The problem - Output the data word for word, dropping every image.
________
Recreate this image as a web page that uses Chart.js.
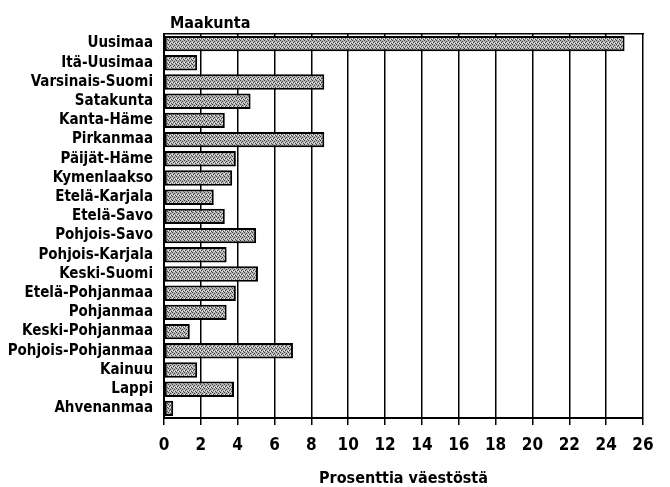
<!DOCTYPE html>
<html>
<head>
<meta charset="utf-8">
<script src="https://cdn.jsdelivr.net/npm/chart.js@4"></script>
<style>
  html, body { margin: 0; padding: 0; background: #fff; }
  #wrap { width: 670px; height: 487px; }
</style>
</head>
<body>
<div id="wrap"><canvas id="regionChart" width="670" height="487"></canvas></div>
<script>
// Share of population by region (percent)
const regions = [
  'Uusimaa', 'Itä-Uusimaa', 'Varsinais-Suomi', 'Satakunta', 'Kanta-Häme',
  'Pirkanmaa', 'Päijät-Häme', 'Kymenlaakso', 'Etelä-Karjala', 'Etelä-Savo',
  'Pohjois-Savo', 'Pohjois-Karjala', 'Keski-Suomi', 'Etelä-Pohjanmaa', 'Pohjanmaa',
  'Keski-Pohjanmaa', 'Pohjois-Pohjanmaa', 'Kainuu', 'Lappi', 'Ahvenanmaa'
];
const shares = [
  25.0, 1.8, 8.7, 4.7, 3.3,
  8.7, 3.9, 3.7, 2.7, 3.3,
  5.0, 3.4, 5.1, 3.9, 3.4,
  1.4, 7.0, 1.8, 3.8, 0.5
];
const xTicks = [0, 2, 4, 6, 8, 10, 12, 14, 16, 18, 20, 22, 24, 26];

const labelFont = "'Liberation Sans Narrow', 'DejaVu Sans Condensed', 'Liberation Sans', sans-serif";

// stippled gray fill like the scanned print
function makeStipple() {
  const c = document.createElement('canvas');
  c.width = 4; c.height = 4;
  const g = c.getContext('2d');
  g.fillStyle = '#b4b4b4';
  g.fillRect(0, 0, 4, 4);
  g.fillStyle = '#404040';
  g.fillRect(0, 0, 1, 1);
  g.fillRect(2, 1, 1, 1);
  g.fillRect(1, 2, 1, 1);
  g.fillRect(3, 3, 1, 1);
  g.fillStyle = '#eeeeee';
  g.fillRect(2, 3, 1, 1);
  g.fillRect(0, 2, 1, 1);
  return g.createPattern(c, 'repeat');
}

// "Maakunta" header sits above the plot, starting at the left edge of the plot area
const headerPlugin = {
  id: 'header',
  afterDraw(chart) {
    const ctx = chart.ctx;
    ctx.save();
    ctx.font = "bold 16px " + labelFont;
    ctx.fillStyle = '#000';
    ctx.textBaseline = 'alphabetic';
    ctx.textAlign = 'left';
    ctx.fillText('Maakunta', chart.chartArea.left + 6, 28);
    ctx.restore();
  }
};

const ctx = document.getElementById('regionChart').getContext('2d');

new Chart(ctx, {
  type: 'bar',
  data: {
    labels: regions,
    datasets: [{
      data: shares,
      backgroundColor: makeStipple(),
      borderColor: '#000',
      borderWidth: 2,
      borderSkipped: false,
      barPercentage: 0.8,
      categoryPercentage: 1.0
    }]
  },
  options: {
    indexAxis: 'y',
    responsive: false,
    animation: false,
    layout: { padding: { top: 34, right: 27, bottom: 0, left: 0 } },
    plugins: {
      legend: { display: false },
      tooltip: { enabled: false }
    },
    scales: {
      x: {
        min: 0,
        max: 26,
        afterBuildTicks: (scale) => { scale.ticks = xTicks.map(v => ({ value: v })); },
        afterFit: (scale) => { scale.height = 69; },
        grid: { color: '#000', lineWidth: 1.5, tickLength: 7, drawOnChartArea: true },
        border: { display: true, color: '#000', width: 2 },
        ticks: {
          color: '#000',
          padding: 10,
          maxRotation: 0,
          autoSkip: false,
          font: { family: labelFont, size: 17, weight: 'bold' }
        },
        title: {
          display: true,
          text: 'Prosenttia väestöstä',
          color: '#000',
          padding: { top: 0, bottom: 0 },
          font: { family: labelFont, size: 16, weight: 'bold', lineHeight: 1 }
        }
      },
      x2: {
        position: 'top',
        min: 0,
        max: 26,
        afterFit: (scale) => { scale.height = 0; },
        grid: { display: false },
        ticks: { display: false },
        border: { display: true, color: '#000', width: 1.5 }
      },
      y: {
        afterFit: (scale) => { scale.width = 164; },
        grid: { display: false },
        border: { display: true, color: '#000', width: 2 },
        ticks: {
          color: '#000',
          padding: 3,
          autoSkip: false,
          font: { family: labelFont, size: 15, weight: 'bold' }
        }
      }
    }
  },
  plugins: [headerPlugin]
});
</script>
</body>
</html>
________
Full answer -
Recreate this image as a web page that uses Chart.js.
<!DOCTYPE html>
<html>
<head>
<meta charset="utf-8">
<script src="https://cdn.jsdelivr.net/npm/chart.js@4"></script>
<style>
  html, body { margin: 0; padding: 0; background: #fff; }
  #wrap { width: 670px; height: 487px; }
</style>
</head>
<body>
<div id="wrap"><canvas id="regionChart" width="670" height="487"></canvas></div>
<script>
// Share of population by region (percent)
const regions = [
  'Uusimaa', 'Itä-Uusimaa', 'Varsinais-Suomi', 'Satakunta', 'Kanta-Häme',
  'Pirkanmaa', 'Päijät-Häme', 'Kymenlaakso', 'Etelä-Karjala', 'Etelä-Savo',
  'Pohjois-Savo', 'Pohjois-Karjala', 'Keski-Suomi', 'Etelä-Pohjanmaa', 'Pohjanmaa',
  'Keski-Pohjanmaa', 'Pohjois-Pohjanmaa', 'Kainuu', 'Lappi', 'Ahvenanmaa'
];
const shares = [
  25.0, 1.8, 8.7, 4.7, 3.3,
  8.7, 3.9, 3.7, 2.7, 3.3,
  5.0, 3.4, 5.1, 3.9, 3.4,
  1.4, 7.0, 1.8, 3.8, 0.5
];
const xTicks = [0, 2, 4, 6, 8, 10, 12, 14, 16, 18, 20, 22, 24, 26];

const labelFont = "'Liberation Sans Narrow', 'DejaVu Sans Condensed', 'Liberation Sans', sans-serif";

// stippled gray fill like the scanned print
function makeStipple() {
  const c = document.createElement('canvas');
  c.width = 4; c.height = 4;
  const g = c.getContext('2d');
  g.fillStyle = '#b4b4b4';
  g.fillRect(0, 0, 4, 4);
  g.fillStyle = '#404040';
  g.fillRect(0, 0, 1, 1);
  g.fillRect(2, 1, 1, 1);
  g.fillRect(1, 2, 1, 1);
  g.fillRect(3, 3, 1, 1);
  g.fillStyle = '#eeeeee';
  g.fillRect(2, 3, 1, 1);
  g.fillRect(0, 2, 1, 1);
  return g.createPattern(c, 'repeat');
}

// "Maakunta" header sits above the plot, starting at the left edge of the plot area
const headerPlugin = {
  id: 'header',
  afterDraw(chart) {
    const ctx = chart.ctx;
    ctx.save();
    ctx.font = "bold 16px " + labelFont;
    ctx.fillStyle = '#000';
    ctx.textBaseline = 'alphabetic';
    ctx.textAlign = 'left';
    ctx.fillText('Maakunta', chart.chartArea.left + 6, 28);
    ctx.restore();
  }
};

const ctx = document.getElementById('regionChart').getContext('2d');

new Chart(ctx, {
  type: 'bar',
  data: {
    labels: regions,
    datasets: [{
      data: shares,
      backgroundColor: makeStipple(),
      borderColor: '#000',
      borderWidth: 2,
      borderSkipped: false,
      barPercentage: 0.8,
      categoryPercentage: 1.0
    }]
  },
  options: {
    indexAxis: 'y',
    responsive: false,
    animation: false,
    layout: { padding: { top: 34, right: 27, bottom: 0, left: 0 } },
    plugins: {
      legend: { display: false },
      tooltip: { enabled: false }
    },
    scales: {
      x: {
        min: 0,
        max: 26,
        afterBuildTicks: (scale) => { scale.ticks = xTicks.map(v => ({ value: v })); },
        afterFit: (scale) => { scale.height = 69; },
        grid: { color: '#000', lineWidth: 1.5, tickLength: 7, drawOnChartArea: true },
        border: { display: true, color: '#000', width: 2 },
        ticks: {
          color: '#000',
          padding: 10,
          maxRotation: 0,
          autoSkip: false,
          font: { family: labelFont, size: 17, weight: 'bold' }
        },
        title: {
          display: true,
          text: 'Prosenttia väestöstä',
          color: '#000',
          padding: { top: 0, bottom: 0 },
          font: { family: labelFont, size: 16, weight: 'bold', lineHeight: 1 }
        }
      },
      x2: {
        position: 'top',
        min: 0,
        max: 26,
        afterFit: (scale) => { scale.height = 0; },
        grid: { display: false },
        ticks: { display: false },
        border: { display: true, color: '#000', width: 1.5 }
      },
      y: {
        afterFit: (scale) => { scale.width = 164; },
        grid: { display: false },
        border: { display: true, color: '#000', width: 2 },
        ticks: {
          color: '#000',
          padding: 3,
          autoSkip: false,
          font: { family: labelFont, size: 15, weight: 'bold' }
        }
      }
    }
  },
  plugins: [headerPlugin]
});
</script>
</body>
</html>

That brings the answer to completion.